As soon as I get home, I put mine in a glass of water, cover them with a plastic bag and put them back in the fridge. If you leave them out on the counter for even an hour or two they will wilt badly and be very hard to stuff.
Since I get asked by other shoppers almost every week why I’m buying them – and how to stuff them – I figured you might want to learn about this Italian delicacy, too!
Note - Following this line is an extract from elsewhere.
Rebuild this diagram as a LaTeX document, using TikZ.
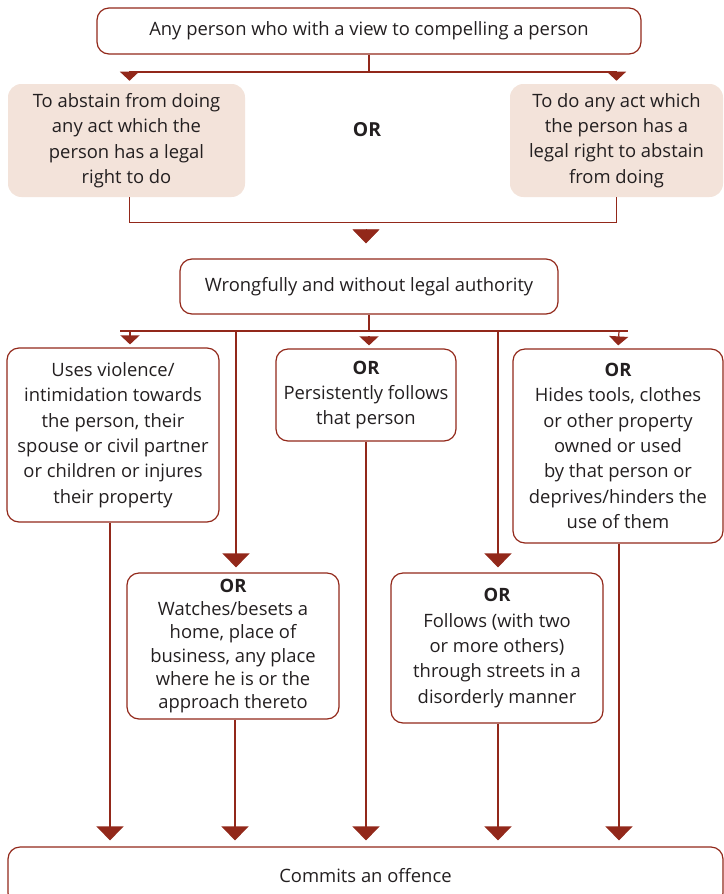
\documentclass[tikz,border=0pt]{standalone}
\usepackage{fontspec}
\setmainfont{Open Sans}
\usetikzlibrary{arrows.meta,calc}
\definecolor{linkred}{RGB}{146,40,26}
\definecolor{shade}{RGB}{243,227,218}
\definecolor{ink}{RGB}{35,31,32}
\def\px{0.75pt}

\begin{document}
\begin{tikzpicture}[x=0.75pt,y=-0.75pt,
		every node/.style={text=ink, font=\fontsize{13.8}{19}\selectfont},
		box/.style={draw=linkred, line width=0.9pt, rounded corners=9pt, align=center, inner sep=0pt},
		shadebox/.style={fill=shade, rounded corners=10pt, align=center, inner sep=0pt},
		link/.style={draw=linkred, line width=0.9pt},
		smalltip/.style={-{Triangle[width=19*\px,length=9*\px]}, linkred},
		bigtip/.style={-{Triangle[width=27*\px,length=14*\px]}, linkred}]
			%%%%% START %%%%%
			\useasboundingbox (0,0) rectangle (724,894);
			\clip (0,0) rectangle (724,894);
			
			\node[box, minimum width=544*\px, minimum height=46*\px] (top) at (369,31) {Any person who with a view to compelling a person};
			
			\node[shadebox, minimum width=237*\px, minimum height=113*\px] (lbox) at (126.5,140.5) {To abstain from doing\\any act which the\\person has a legal\\right to do};
			\node[font=\fontsize{14.5}{19}\selectfont\bfseries] (or) at (367,130) {OR};
			\node[shadebox, minimum width=213*\px, minimum height=113*\px] (rbox) at (616.5,140.5) {To do any act which\\the person has a\\legal right to abstain\\from doing};
			
			\node[box, minimum width=378*\px, minimum height=55*\px] (mid) at (369,286.5) {Wrongfully and without legal authority};
			
			\node[box, minimum width=212*\px, minimum height=174*\px] (A) at (113,435) {Uses violence/\\intimidation towards\\the person, their\\spouse or civil partner\\or children or injures\\their property};
			\node[box, minimum width=180*\px, minimum height=92*\px] (C) at (366,395) {\textbf{OR}\\Persistently follows\\that person};
			\node[box, minimum width=210*\px, minimum height=194*\px] (E) at (618,446) {\textbf{OR}\\Hides tools, clothes\\or other property\\owned or used\\by that person or\\deprives/hinders the\\use of them};
			
			\node[box, minimum width=212*\px, minimum height=146*\px, font=\fontsize{13.8}{17.5}\selectfont] (B) at (233,646) {\textbf{OR}\\Watches/besets a\\home, place of\\business, any place\\where he is or the\\approach thereto};
			\node[box, minimum width=212*\px, minimum height=150*\px] (D) at (497,648) {\textbf{OR}\\Follows (with two\\or more others)\\through streets in a\\disorderly manner};
			
			\node[box, minimum width=715*\px, minimum height=58*\px] (fin) at (365.5,876) {Commits an offence};
			
			%%%%% first split %%%%%
			\coordinate (split1) at (369,72);
			\draw[link] (top.south) -- (split1);
			\draw[link, smalltip, shorten >=3*\px] (split1) -| ($(lbox.north)+(3,0)$);
			\draw[link, smalltip, shorten >=3*\px] (split1) -| (rbox.north);
			
			\draw[link] ($(lbox.south)+(3,0)$) |- ($(lbox.south)+(240,25)$) -| (rbox.south);
			\draw[bigtip, shorten >=15*\px] ($(mid.north)+(-3,-29)$) -- ($(mid.north)+(-3,0)$);
			
			%%%%% second split %%%%%
			\coordinate (split2) at (369,331);
			\coordinate (busL) at (120,331);
			\coordinate (busR) at (628,331);
			\draw[link] (mid.south) -- (split2);
			\draw[link] (busL) -- (busR);
			\draw[link, smalltip, shorten >=3*\px] ($(busL)+(10,0)$) -- ($(A.north)+(17,0)$);
			\draw[link, smalltip, shorten >=3*\px] ($(split2)+(0,5)$) -- (split2 |- C.north);
			\draw[link, smalltip, shorten >=3*\px] ($(busR)+(-9,0)$) -- (E.north);
			\draw[link, bigtip, shorten >=5*\px] (split2 -| B.north) ++(3,0) coordinate (bl) -- (bl |- B.north);
			\draw[link, bigtip, shorten >=5*\px] (split2 -| D.north) ++(1,0) coordinate (dl) -- (dl |- D.north);
			
			%%%%% into the offence %%%%%
			\foreach \n/\dx in {A/-3,B/2,C/0,D/1,E/1}
				\draw[link, bigtip, shorten >=6*\px] ($(\n.south)+(\dx,0)$) -- ($(\n.south |- fin.north)+(\dx,0)$);
			
			%%%%% END %%%%%
\end{tikzpicture}
\end{document}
I often use a simple mixture of fresh ricotta, egg, parsley, nutmeg, and parmesan – but lately, I’ve also tried substituting half of the ricotta for an equal amount of the beautifully flavored chevre from Zack Gadberry at UAV (Uno Alla Volta). This past Saturday I stuffed half of my blossoms using Zack’s Southern Pimento Chevre and half with the Garlic Chive Chevre, and was hard pressed to say which I liked best!
I also keep this recipe gluten-free by using Ian’s Gluten-Free Panko – either Original or Italian Style.
And although you can certainly find plenty of recipes that fry the stuffed zucchini blossoms, I’ve found that baking them in a 400°F oven for about 12 minutes provides delicious results with no added fat.
Although my hubby and I ate these beauties as a vegetable course with our shiitake mushroom red wine risotto (more on that lovely dish in another post!), I also love to serve them as a starter.
There are many dedicated foodies out there who have never experienced the charm of this simple, but elegant appetizer – so if you serve them at your next dinner party, you’ll get extra points from your guests for your creativity!
- 12 zucchini blossoms (keep them in water in the fridge covered with a plastic bag)
- 1 cup ricotta
- 3 eggs, divided use
- 2-3 tablespoons chopped flat leaf parsley
- 2-3 tablespoons Parmesan cheese
- several dashes of ground nutmeg
- Sea salt and freshly ground black pepper
- ¾ cup Ian's Gluten-Free Panko (regular or Italian style)
- Alternate filling: substitute ½ cup of chevre for ½ cup of ricotta and omit the Parmesan
- Trim the stems of the zucchini blossoms and put them in a glass of water as soon as you get home from the market. Enclose the glass of water in a plastic bag and put in the refrigerator until you're ready to make the filling.
- Preheat the oven to 400°F. Adjust the racks so that one is in the upper third of the oven.
- In a small bowl, mix together the ricotta (or the ricotta and chevre), one beaten egg, parsley, Parmesan, nutmeg, salt, and pepper.
- In a shallow bowl, beat the other two eggs.
- In another shallow bowl, place the Panko.
- Line a rimmed cookie sheet with non-stick aluminum foil or parchment paper.
- Remove the squash blossoms from the fridge and take out of the water. Be very gentle with them because they are delicate! Gently open each flower, and remove the stamen in the center. Carefully spoon the filling into each of the zucchini blossoms and twist the top edges tightly together to close.
- Dip each of the stuffed zucchini blossoms into the eggs, then the breadcrumbs, and carefully place on the lined baking sheet. My advice is to stuff them one at a time.
- Bake for about 12 minutes, until lightly browned and crispy. Depending on how evenly your oven heats, you may need to keep them in a few more minutes because they definitely should be lightly browned and crispy.
- Remove from the oven; let cool for a minute or two and serve to your adoring guests.